Well, fuck Michael Stipe for a moment. Admittedly, there’s no easily hummable way in, but even Vic’s stark, much-loved first album Little-recorded in a day in 1988 by Stipe, all deceptively simple guitar figures that resonate like howls?gives you the lowdown and more than justifies the celebrity hosannas. Ornery and wistful, fearlessly opaque and ferociously poetic, Chesnutt’s is a sceptical world peopled with bit-part cameos and ghosts, from the grandly iconic (“Isadora Duncan”) to some half-remembered schoolkid (“Danny Carlisle”). Second album, ’91’s West Of Rome (Stipe producing, but brighter) sees him peering out of his spyglass at human frailty writ large and helpless, all pig-headedness (“Stupid Preoccupations”) and Mark Linkous-esque charm (“Soggy Tongues”). The fiercer Drunk (’93) gets blasted on words and electric guitar, dragging goofiness and mischief through medical misfortunes (“Gluefoot”) and fuck-ups (“Kick My Ass”). Is The Actor Happy? (’95) leans closest to a ‘proper-sounding’ version of Chesnutt’s straight-no-chaser ethos as philosophical acceptance (“Gravity Of The Situation”) jostles with thundering despair (“Free Of Hope”).
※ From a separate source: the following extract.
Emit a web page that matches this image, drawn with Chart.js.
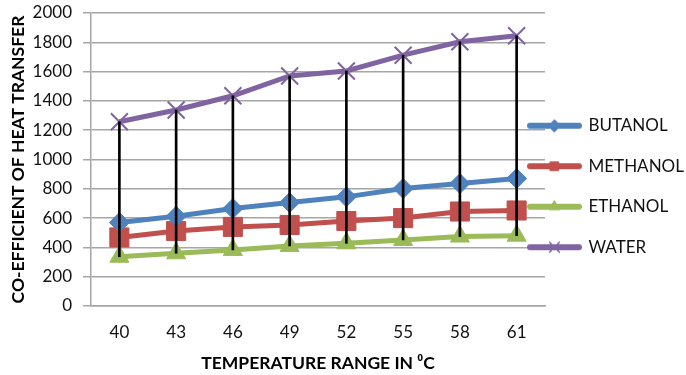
<!DOCTYPE html>
<html>
<head>
<meta charset="utf-8">
<script src="https://cdn.jsdelivr.net/npm/chart.js@4/dist/chart.umd.min.js"></script>
<style>
html,body{margin:0;padding:0;background:#fff;}
#wrap{width:686px;height:375px;position:relative;}
</style>
</head>
<body>
<div id="wrap"><canvas id="c" width="686" height="375"></canvas></div>
<script>
const categories = ['40', '43', '46', '49', '52', '55', '58', '61'];
const butanol  = [570, 612, 665, 706, 745, 802, 836, 870];
const methanol = [468, 512, 540, 553, 580, 600, 645, 652];
const ethanol  = [336, 360, 383, 410, 428, 451, 474, 480];
const water    = [1258, 1338, 1435, 1570, 1604, 1712, 1804, 1845];
const seriesNames = ['BUTANOL', 'METHANOL', 'ETHANOL', 'WATER'];
const yTitle = 'CO-EFFICIENT OF HEAT TRANSFER';
const xTitle = 'TEMPERATURE RANGE IN \u2070C';

const colors = ['#4F81BD', '#C0504D', '#9BBB59', '#8064A2'];
const styles = ['rectRot', 'rect', 'triangle', 'crossRot'];

// high-low lines built from the series
const highLow = categories.map((_, i) => {
  const vals = [butanol[i], methanol[i], ethanol[i], water[i]];
  return [Math.min(...vals), Math.max(...vals)];
});

function legendIcon(color, style) {
  const c = document.createElement('canvas');
  c.width = 62; c.height = 20;
  const g = c.getContext('2d');
  g.strokeStyle = color; g.lineWidth = 6; g.lineCap = 'round';
  g.beginPath(); g.moveTo(9, 10); g.lineTo(58, 10); g.stroke();
  g.fillStyle = color; g.strokeStyle = color;
  g.lineWidth = style === 'crossRot' ? 1.5 : 1;
  Chart.helpers.drawPoint(g, {pointStyle: style, radius: style === 'crossRot' ? 7 : 6, borderWidth: g.lineWidth}, 33.5, 10);
  if (style !== 'crossRot') g.fill();
  return c;
}

const lineSeries = [butanol, methanol, ethanol, water];
const datasets = lineSeries.map((d, i) => ({
  type: 'line',
  label: seriesNames[i],
  data: d,
  borderColor: colors[i],
  backgroundColor: colors[i],
  borderWidth: 5,
  tension: 0,
  pointStyle: styles[i],
  pointRadius: [10, 13.5, 11, 12][i],
  pointBackgroundColor: colors[i],
  pointBorderColor: colors[i],
  pointBorderWidth: i === 3 ? 2 : 1,
  order: 1
}));
datasets.push({
  type: 'bar',
  label: 'hl',
  data: highLow,
  backgroundColor: '#000',
  borderWidth: 0,
  barThickness: 2,
  order: 0
});

const legendShift = {
  id: 'legendShift',
  beforeLayout(chart) {
    const l = chart.legend;
    if (l && !l._patched) {
      const orig = l.fit;
      l.fit = function () { orig.call(this); this.width = 141; };
      l._patched = true;
    }
  },
  afterLayout(chart) {
    const l = chart.legend;
    l.left = 500.5; l.right = chart.width;
    l.top -= 7; l.bottom -= 7;
  }
};

new Chart(document.getElementById('c'), {
  type: 'line',
  data: {labels: categories, datasets},
  plugins: [legendShift],
  options: {
    responsive: false,
    animation: false,
    layout: {autoPadding: false, padding: {top: 13, right: 0, left: 8, bottom: 1}},
    plugins: {
      tooltip: {enabled: false},
      legend: {
        position: 'right',
        labels: {
          font: {family: 'Lato', size: 17},
          color: '#111',
          padding: 23.5,
          usePointStyle: true,
          pointStyleWidth: 56,
          filter: (item) => item.text !== 'hl',
          generateLabels(chart) {
            const items = Chart.defaults.plugins.legend.labels.generateLabels(chart);
            return items.map(it => {
              const idx = seriesNames.indexOf(it.text);
              if (idx >= 0) it.pointStyle = legendIcon(colors[idx], styles[idx]);
              return it;
            });
          }
        }
      }
    },
    scales: {
      x: {
        offset: true,
        grid: {display: true, drawOnChartArea: false, drawTicks: false},
        border: {display: true, color: '#a6a6a6', width: 1.5},
        ticks: {font: {family: 'Lato', size: 17}, color: '#111', padding: 16},
        title: {display: true, text: xTitle, font: {family: 'Lato', size: 17.5, weight: 'bold'}, color: '#000', padding: {top: 0, bottom: 0}},
        afterFit(scale) { scale.height = 68; }
      },
      y: {
        min: 0, max: 2000,
        ticks: {stepSize: 200, font: {family: 'Lato', size: 17}, color: '#111', padding: 11, callback: (v) => String(v)},
        grid: {color: '#a6a6a6', lineWidth: 1.5, tickLength: 8},
        border: {display: true, color: '#a6a6a6', width: 1.5},
        title: {display: true, text: yTitle, font: {family: 'Lato', size: 17.5, weight: 'bold'}, color: '#000', padding: {top: 0, bottom: 0}},
        afterFit(scale) { scale.width = 83; scale.paddingTop = 0; scale.paddingBottom = 0; }
      }
    }
  }
});
</script>
</body>
</html>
Aficionados will gobble up the extras, particularly Little add-on “Elberton Fair”, West Of Rome’s heart-wringing “Flying”, Drunk’s country-bittersweet “Cutty Sark”and a sleepy take on Dylan’s “I Dreamed I Saw St Augustine”, and Is The Actor Happy?’s joyous Lambchop collaboration. More sly jokes, more bruised self-loathing, more astounding turns of phrase, and all that ramshackle, magical-in-the-quotidian grace.
It’s never too late to pretend you knew this all along.